Die Spitzenkandidatur Barleys für Europa zeigt die ganze Verlogenheit der Politik auf. Unaufhörlich wird betont, wie fest man zueinander steht und selbstverständlich daran glaubt, die politischen Erdbeben zu überstehen. Insgeheim aber wird schon Vorsorge getroffen, die eigene Haut zu retten. Altgediente SPD-Granden sind hier weniger betroffen. Sie haben ihre Schäfchen schon im Trockenen, was ihre Altersvorsorge angeht. So kann sich Außenminister Maas bereits entspannt zurücklehnen, mit einer gesicherten Ministerpension im Kreuz.
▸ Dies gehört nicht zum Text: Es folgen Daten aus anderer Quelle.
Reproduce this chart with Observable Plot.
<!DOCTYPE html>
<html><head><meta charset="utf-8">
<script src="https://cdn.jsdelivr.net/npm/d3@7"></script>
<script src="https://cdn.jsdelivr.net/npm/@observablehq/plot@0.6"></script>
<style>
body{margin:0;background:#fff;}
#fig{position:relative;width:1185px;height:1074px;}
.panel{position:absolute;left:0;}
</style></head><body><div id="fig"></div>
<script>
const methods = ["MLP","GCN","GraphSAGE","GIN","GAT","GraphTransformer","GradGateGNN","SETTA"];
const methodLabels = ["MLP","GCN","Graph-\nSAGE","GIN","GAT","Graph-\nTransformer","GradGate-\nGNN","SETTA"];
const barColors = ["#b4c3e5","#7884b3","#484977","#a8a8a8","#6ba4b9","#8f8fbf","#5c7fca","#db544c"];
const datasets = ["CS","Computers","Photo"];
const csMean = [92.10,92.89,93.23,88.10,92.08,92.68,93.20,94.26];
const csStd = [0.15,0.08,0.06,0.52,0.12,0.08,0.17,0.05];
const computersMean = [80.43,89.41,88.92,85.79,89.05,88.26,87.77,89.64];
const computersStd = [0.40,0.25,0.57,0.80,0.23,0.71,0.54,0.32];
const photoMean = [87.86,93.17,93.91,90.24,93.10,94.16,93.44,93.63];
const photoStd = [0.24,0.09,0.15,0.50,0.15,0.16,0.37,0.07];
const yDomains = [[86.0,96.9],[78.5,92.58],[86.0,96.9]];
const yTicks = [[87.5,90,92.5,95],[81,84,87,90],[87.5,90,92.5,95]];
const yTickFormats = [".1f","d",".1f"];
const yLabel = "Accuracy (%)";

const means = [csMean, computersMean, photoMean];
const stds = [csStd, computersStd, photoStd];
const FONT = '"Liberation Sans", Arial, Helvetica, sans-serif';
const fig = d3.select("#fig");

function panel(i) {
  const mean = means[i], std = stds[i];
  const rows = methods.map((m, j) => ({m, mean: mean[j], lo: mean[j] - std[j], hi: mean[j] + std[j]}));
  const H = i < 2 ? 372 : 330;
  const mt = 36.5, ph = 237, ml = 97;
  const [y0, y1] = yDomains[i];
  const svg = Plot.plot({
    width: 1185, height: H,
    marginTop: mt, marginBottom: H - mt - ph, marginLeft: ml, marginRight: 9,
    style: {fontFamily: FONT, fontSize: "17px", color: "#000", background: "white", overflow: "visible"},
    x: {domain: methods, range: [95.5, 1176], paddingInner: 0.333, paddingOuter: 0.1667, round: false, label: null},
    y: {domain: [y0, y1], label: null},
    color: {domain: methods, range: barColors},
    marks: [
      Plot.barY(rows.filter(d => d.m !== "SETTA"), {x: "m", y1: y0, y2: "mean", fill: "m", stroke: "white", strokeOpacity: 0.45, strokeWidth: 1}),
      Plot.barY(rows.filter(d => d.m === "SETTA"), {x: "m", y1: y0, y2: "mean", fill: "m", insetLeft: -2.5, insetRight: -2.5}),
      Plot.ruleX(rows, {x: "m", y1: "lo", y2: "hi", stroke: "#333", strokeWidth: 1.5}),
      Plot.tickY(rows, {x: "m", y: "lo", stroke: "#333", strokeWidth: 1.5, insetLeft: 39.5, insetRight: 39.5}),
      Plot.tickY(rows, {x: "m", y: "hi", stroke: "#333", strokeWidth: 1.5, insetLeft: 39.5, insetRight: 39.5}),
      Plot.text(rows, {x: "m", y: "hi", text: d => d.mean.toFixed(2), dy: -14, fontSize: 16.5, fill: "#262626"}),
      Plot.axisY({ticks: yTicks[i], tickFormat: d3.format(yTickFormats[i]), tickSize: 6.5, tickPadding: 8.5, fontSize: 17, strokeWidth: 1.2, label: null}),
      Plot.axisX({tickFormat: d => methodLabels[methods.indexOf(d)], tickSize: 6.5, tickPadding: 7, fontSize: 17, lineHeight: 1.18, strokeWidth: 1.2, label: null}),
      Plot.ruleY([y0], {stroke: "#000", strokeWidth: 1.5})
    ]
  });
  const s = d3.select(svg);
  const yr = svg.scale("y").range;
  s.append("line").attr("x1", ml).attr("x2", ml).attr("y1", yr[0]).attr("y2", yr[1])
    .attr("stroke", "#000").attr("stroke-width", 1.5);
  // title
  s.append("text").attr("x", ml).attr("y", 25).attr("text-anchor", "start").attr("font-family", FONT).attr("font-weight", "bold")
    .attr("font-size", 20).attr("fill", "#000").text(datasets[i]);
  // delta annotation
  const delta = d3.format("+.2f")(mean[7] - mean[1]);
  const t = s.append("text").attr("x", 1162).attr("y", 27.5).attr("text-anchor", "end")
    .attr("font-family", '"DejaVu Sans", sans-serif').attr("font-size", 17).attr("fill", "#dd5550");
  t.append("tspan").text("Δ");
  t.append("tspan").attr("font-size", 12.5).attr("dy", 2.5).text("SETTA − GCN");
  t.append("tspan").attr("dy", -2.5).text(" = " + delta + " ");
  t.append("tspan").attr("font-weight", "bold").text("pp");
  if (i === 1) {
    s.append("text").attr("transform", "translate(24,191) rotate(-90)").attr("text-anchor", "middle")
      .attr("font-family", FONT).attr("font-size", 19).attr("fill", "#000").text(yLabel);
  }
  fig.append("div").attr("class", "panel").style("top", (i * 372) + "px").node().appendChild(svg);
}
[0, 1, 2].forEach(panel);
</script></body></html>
Ähnliches gilt für alle Abgeordneten, die lange genug – wenn auch oft nur sporadisch – ihre Zeit im Bundestag abgesessen haben. Für Barley gilt das noch nicht vollständig.

Die Ratten verlassen das sinkende Schiff und Barley ist die erste, die sich so offenbart. Dass sie nur einen Spitzenplatz auf der Europa-Liste akzeptiert, macht weiterhin deutlich, wie wenig Vertrauen sie selbst in einen möglichen Erfolg der SPD auch bei der Europawahl hat. Es ist völlig offen, wieviele Sitze die SPD da überhaupt noch erobern kann und da muss man schon sehen, seinen sicheren Platz unter den ersten Zehn zu haben. Wohlmöglich hat das Beispiel Frankreich ihre Fluchtaktion beflügelt, denn dort sind etablierte Altparteien einfach verschwunden. Frau Barleys Kandidatur für das Europaparlament straft alle Lügen, die immer noch behaupten, sie glauben an einen Fortbestand der GroKo.